LBB> You helped land the YouTube account at Big Spaceship. How were you involved?

RD> I worked in a two person team with Vic (now our VP of Social) in creating a set of Facebook posts that YouTube tested before we were officially hired. Once we started, I was responsible for creating most of the Facebook content as well as the processes for daily content review and approval.


LBB> Which YouTube projects have you most enjoyed and why? What other pieces of work that you’ve been involved in recently have you particularly enjoyed and why?

RD> YouTube Rewind 2014 has been my favorite project to date. Our goal was to trend organically on Twitter during launch day, and we did it! From past Rewind launches, we knew which factors of the video created the most buzz, so we leaned hard into those on social for 2014. It took a ton of strategic focus and work behind the scenes, especially with all of the different YouTube creators. But we met our goals, and made it one of YouTube marketing’s most buzzed-about campaigns. Plus, I got to meet Steve Kardynal on set (of Chatroulette / Call Me Maybe fame), which was pretty life-changing.

 


LBB> You’re an active member of the New York Quantified Self community. Why is that an important part of your life and how did you initially get involved?
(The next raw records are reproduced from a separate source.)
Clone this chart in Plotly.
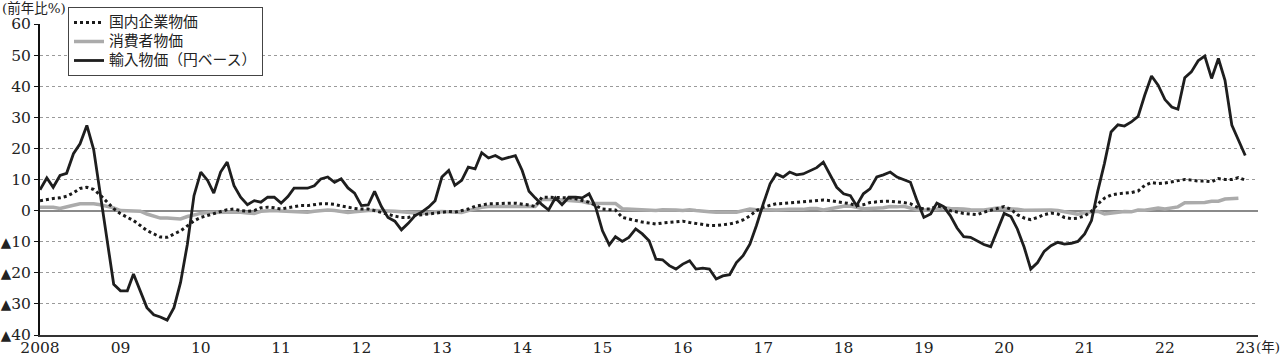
import pandas as pd
import plotly.graph_objects as go

# Monthly data, Jan 2008 onward (year-on-year %)
import_prices = [
    6.7, 10.5, 7.5, 11.3, 12.0, 18.3, 21.5, 27.4, 19.6, 5.0, -9.0, -23.7,
    -25.8, -25.8, -20.4, -26.0, -31.2, -33.5, -34.2, -35.2, -31.2, -23.1, -10.8, 4.8,
    12.4, 9.7, 5.6, 12.4, 15.6, 8.0, 4.3, 1.9, 3.2, 2.7, 4.3, 4.3,
    2.4, 4.5, 7.2, 7.2, 7.2, 8.0, 10.2, 10.8, 9.1, 10.2, 7.3, 5.6,
    1.6, 1.8, 6.2, 1.3, -2.2, -3.4, -6.2, -4.1, -1.6, -0.5, 1.1, 3.2,
    10.8, 12.9, 8.1, 9.7, 14.0, 13.4, 18.6, 16.9, 17.7, 16.5, 17.2, 17.7,
    12.9, 6.2, 4.1, 1.9, 0.2, 4.1, 1.9, 4.3, 4.3, 4.1, 5.4, 1.1,
    -6.5, -11.0, -8.4, -9.9, -8.6, -5.9, -7.5, -9.7, -15.6, -15.8, -17.7, -18.8,
    -17.2, -16.1, -18.8, -18.5, -18.8, -22.0, -21.0, -20.6, -16.7, -14.5, -10.8, -4.8,
    2.2, 8.6, 11.8, 10.8, 12.4, 11.5, 11.8, 12.7, 13.8, 15.6, 11.3, 7.5,
    5.4, 4.8, 1.6, 5.4, 7.0, 10.8, 11.5, 12.4, 10.8, 9.9, 9.1, 3.2,
    -2.2, -1.1, 2.4, 1.3, -1.6, -5.6, -8.4, -8.6, -9.7, -10.9, -11.6, -6.5,
    -0.9, -1.9, -5.9, -11.8, -18.8, -16.7, -13.1, -11.3, -10.2, -10.8, -10.5, -9.9,
    -7.5, -3.2, 6.1, 15.2, 25.3, 27.6, 27.2, 28.5, 30.3, 37.1, 43.3, 40.3,
    35.7, 33.3, 32.6, 42.7, 44.6, 48.2, 49.7, 42.5, 48.9, 41.9, 27.5, 22.7,
    17.7,
]

cgpi = [
    3.2, 3.6, 3.9, 4.1, 4.6, 5.7, 7.1, 7.5, 6.8, 5.0, 2.8, 0.6,
    -1.0, -2.3, -3.2, -4.8, -6.4, -7.5, -8.5, -8.6, -7.6, -6.5, -4.9, -3.3,
    -2.2, -1.6, -1.1, -0.3, 0.3, 0.5, 0.0, -0.2, 0.0, 0.9, 1.1, 0.9,
    0.5, 0.9, 1.3, 1.6, 1.6, 1.9, 2.2, 2.2, 2.0, 1.5, 1.0, 0.7,
    0.5, 0.5, 0.0, -0.6, -1.4, -1.8, -2.2, -2.2, -1.6, -1.3, -1.1, -0.9,
    -0.5, -0.3, -0.5, -0.1, 0.5, 1.4, 1.9, 2.2, 2.2, 2.4, 2.4, 2.4,
    2.2, 1.8, 1.3, 4.3, 4.3, 4.3, 4.1, 4.1, 3.8, 3.2, 2.7, 1.6,
    0.5, 0.3, 0.2, -2.2, -2.8, -3.2, -3.7, -4.1, -4.3, -4.0, -3.8, -3.5,
    -3.4, -3.8, -4.1, -4.5, -4.8, -4.8, -4.6, -4.3, -3.8, -3.0, -1.7, 0.0,
    1.1, 1.6, 2.2, 2.3, 2.5, 2.6, 2.8, 2.9, 3.2, 3.4, 3.2, 2.9,
    2.5, 2.2, 1.6, 1.9, 2.6, 2.9, 3.0, 3.0, 2.9, 2.6, 2.2, 1.1,
    0.5, 0.5, 1.5, 1.1, 0.0, -0.5, -0.9, -1.1, -1.3, -0.5, 0.1, 0.6,
    1.3, 0.4, -1.3, -2.4, -2.9, -2.2, -1.3, -0.8, -1.1, -2.2, -2.6, -2.4,
    -1.7, -0.2, 2.1, 4.0, 5.0, 5.4, 5.6, 5.8, 6.3, 8.1, 9.0, 8.7,
    8.9, 9.2, 9.5, 10.0, 9.8, 9.5, 9.5, 9.3, 10.3, 10.0, 10.0, 10.6,
    9.8,
]

cpi = [
    1.1, 1.2, 1.1, 0.7, 1.3, 1.7, 2.2, 2.2, 2.2, 1.9, 1.3, 0.9,
    0.0, 0.0, -0.1, -0.2, -1.1, -1.9, -2.4, -2.4, -2.5, -2.7, -1.9, -1.3,
    -0.9, -0.6, -0.5, -0.5, -0.5, -0.5, -0.5, -0.8, -0.9, -0.2, 0.0, 0.0,
    -0.1, -0.2, -0.3, -0.4, -0.5, -0.2, 0.0, 0.2, 0.0, -0.2, -0.6, -0.4,
    -0.1, 0.0, 0.0, 0.0, -0.1, -0.2, -0.4, -0.6, -0.9, -0.9, -0.8, -0.4,
    -0.3, -0.4, -0.5, -0.6, 0.0, 0.5, 1.1, 1.3, 1.3, 1.3, 1.3, 1.3,
    1.1, 1.1, 1.3, 3.6, 3.7, 3.6, 3.4, 3.3, 3.2, 2.9, 2.4, 2.4,
    2.4, 2.2, 2.3, 0.6, 0.5, 0.4, 0.2, 0.2, 0.0, 0.3, 0.3, 0.2,
    0.0, 0.3, 0.0, -0.3, -0.4, -0.5, -0.4, -0.5, -0.5, 0.1, 0.5, 0.3,
    0.4, 0.3, 0.2, 0.4, 0.4, 0.4, 0.4, 0.7, 0.7, 0.2, 0.6, 1.0,
    1.4, 1.5, 1.1, 0.6, 0.7, 0.7, 0.9, 1.3, 1.2, 1.4, 0.8, 0.3,
    0.2, 0.2, 0.5, 0.9, 0.7, 0.7, 0.5, 0.3, 0.2, 0.2, 0.5, 0.8,
    0.7, 0.4, 0.4, 0.1, 0.1, 0.1, 0.3, 0.2, 0.0, -0.4, -0.9, -1.2,
    -0.6, -0.4, -0.2, -1.1, -0.8, -0.5, -0.3, -0.4, 0.2, 0.1, 0.6, 0.8,
    0.5, 0.9, 1.2, 2.5, 2.5, 2.4, 2.6, 3.0, 3.0, 3.7, 3.8, 4.0,
]

series_names = ["国内企業物価", "消費者物価", "輸入物価（円ベース）"]
year_ticks = list(range(2008, 2024))
year_labels = ["2008", "09", "10", "11", "12", "13", "14", "15",
               "16", "17", "18", "19", "20", "21", "22", "23"]
y_ticks = [60, 50, 40, 30, 20, 10, 0, -10, -20, -30, -40]
y_labels = ["60", "50", "40", "30", "20", "10", "0", "▲10", "▲20", "▲30", "▲40"]

TRI = "<span style='font-size:13.5px'>▲</span>"
y_ticktext = [TRI + s[1:] if s.startswith("▲") else s for s in y_labels]

dates_imp = pd.date_range("2008-01-01", periods=len(import_prices), freq="MS")
dates_cgpi = pd.date_range("2008-01-01", periods=len(cgpi), freq="MS")
dates_cpi = pd.date_range("2008-01-01", periods=len(cpi), freq="MS")

LEG_TXT = "<span style='font-size:14.8px'>{}</span>"

fig = go.Figure()
fig.add_trace(go.Scatter(x=dates_cpi, y=cpi, mode="lines", name=LEG_TXT.format(series_names[1]),
                         line=dict(color="#ababab", width=3.5), legendrank=2))
fig.add_trace(go.Scatter(x=dates_cgpi, y=cgpi, mode="lines", name=LEG_TXT.format(series_names[0]),
                         line=dict(color="#1a1a1a", width=3, dash="3px,3px"), legendrank=1))
fig.add_trace(go.Scatter(x=dates_imp, y=import_prices, mode="lines", name=LEG_TXT.format(series_names[2]),
                         line=dict(color="#1e1e1e", width=2.8), legendrank=3))

L, R, T, B = 40, 22, 24, 21
W, H = 1280, 356
pw = W - L - R
ph = H - T - B

def px_x(p):
    return (p - L) / pw

def px_y(p):
    return (H - B - p) / ph

fig.update_layout(
    width=W, height=H,
    margin=dict(l=L, r=R, t=T, b=B, pad=0, autoexpand=False),
    paper_bgcolor="white", plot_bgcolor="white",
    font=dict(family="DejaVu Serif, Noto Sans CJK JP", size=16, color="#222"),
    showlegend=True,
    legend=dict(
        x=px_x(68), y=px_y(7), xanchor="left", yanchor="top",
        bgcolor="white", bordercolor="#444", borderwidth=1,
        font=dict(family="DejaVu Serif, Noto Sans CJK JP", size=12, color="#222"),
        traceorder="normal", itemwidth=30, tracegroupgap=0,
    ),
    xaxis=dict(
        type="date",
        range=["2008-01-01", "2023-02-28"],
        tickvals=[f"{y}-01-01" for y in year_ticks],
        ticktext=year_labels,
        showgrid=False, zeroline=False,
        showline=True, linecolor="#333", linewidth=2,
        ticks="", automargin=False, ticklabelstandoff=-3,
        tickfont=dict(family="DejaVu Serif", size=15.5, color="#222"),
    ),
    yaxis=dict(
        range=[-40, 60],
        tickvals=y_ticks, ticktext=y_ticktext,
        showgrid=True, gridcolor="#9a9a9a", gridwidth=1, griddash="dot",
        zeroline=True, zerolinecolor="#8a8a8a", zerolinewidth=1.5,
        showline=True, linecolor="#111", linewidth=2,
        ticks="outside", ticklen=4, tickcolor="#111", tickwidth=1,
        automargin=False,
        tickfont=dict(family="DejaVu Serif, DejaVu Sans", size=15.5, color="#222"),
    ),
    annotations=[
        dict(text="(前年比%)", xref="paper", yref="paper",
             x=px_x(0), y=px_y(8), xanchor="left", yanchor="middle",
             showarrow=False,
             font=dict(family="DejaVu Serif, Noto Sans CJK JP", size=13.5, color="#222")),
        dict(text="(年)", xref="paper", yref="paper",
             x=px_x(1254), y=px_y(347), xanchor="left", yanchor="middle",
             showarrow=False,
             font=dict(family="DejaVu Serif, Noto Sans CJK JP", size=13.5, color="#222")),
    ],
)

fig.write_html(
    "out.html",
    config={"displayModeBar": False},
    post_script="document.body.style.margin='0';document.documentElement.style.overflow='hidden';document.body.style.overflow='hidden';",
)
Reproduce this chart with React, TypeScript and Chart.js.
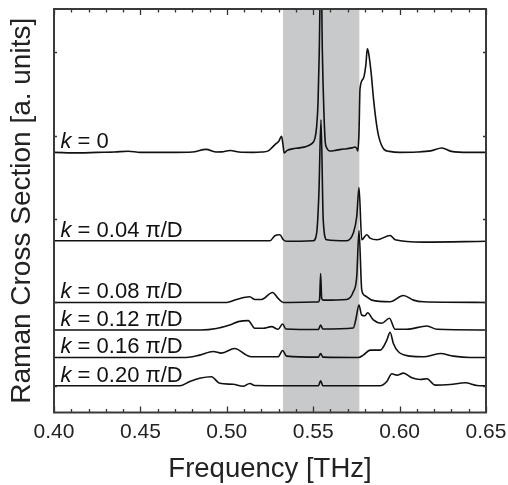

RD> In college I double majored in advertising and math. When senior year (and thesis time) came around, I was trying to find tech and design projects related to math and I magically stumbled upon the QS community. I’m fascinated by the impulse to organize one’s life through data and inspired by the community’s interest in self-knowledge. After graduating and moving to New York, I joined the NYC meet up group and even helped kick off the QSXXNYC group for women.


LBB> What does 2015 hold for you?

RD> 2015 is going to be a big year. I’m working on a new (secret) project at Big Spaceship with a team and client I’m really stoked about. I’m planning to travel a ton (New Orleans, Santa Fe and hopefully Japan), level up my bookworming, and start a rooftop garden.


LBB> What else do you like to get up to outside of your day-to-day job to keep your creative juices flowing?

RD> I love trying out new restaurants, running, going dancing, going to jazz shows, and making fresh pasta. Typical New Yorker stuff.